Harper Collins, 2015
Nick and Dara are sisters and best friends. Or they were. Ever since they were in a car accident together that Nick can barely remember, they haven't been speaking. Their family is disintegrating, it was before the accident, and their relationships with Parker, Nick's other best friend and Dara's ex, hang in an uncomfortable limbo. It's time for the ordeal of making peace and moving on.
This is a book that demands to be read multiple times, for reasons that aren't limited to not wanting it to end, and that would be wrong to attempt to adequately explain in a review. Fair warning. The timeline is confusing (though mostly intentionally, I think), and the non-linear narrative is often best experienced without trying to fit it all together. The same goes for the genre vibe. Are we in a serious, contemporary, contemplative YA novel about dealing with family tragedy and personal identity? Or an escapist thriller of the sort where teenagers go around local law enforcement to solve kidnappings single-handedly? I personally enjoy all the elements the book incorporates, but I could see the suddenness of the switches messing with a lot of readers' accustomed settings of suspension of disbelief.

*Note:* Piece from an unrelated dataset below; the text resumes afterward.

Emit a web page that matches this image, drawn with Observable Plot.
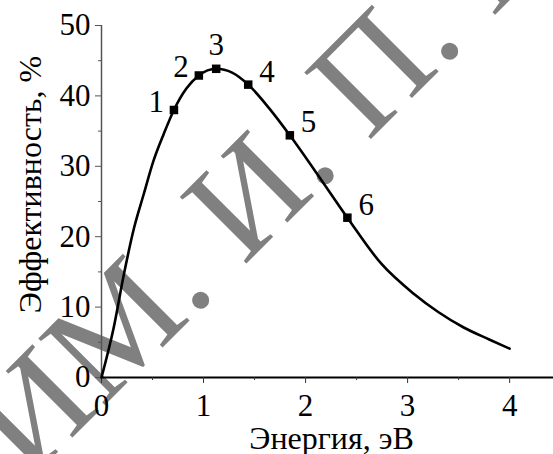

Relax into the ride, and it's a good one. Lauren Oliver is one of those rarest of authors who can make each individual scene vivid and moody enough to be compelling even without readily discernable continuity and direction. The warring feelings of love and competition between the sisters and the insecurities that come between them are lifelike, sad, and beautifully fair, and the thriller ending sequence gets the heart pumping. All those disjointed glimpses of time are building to something. Promise.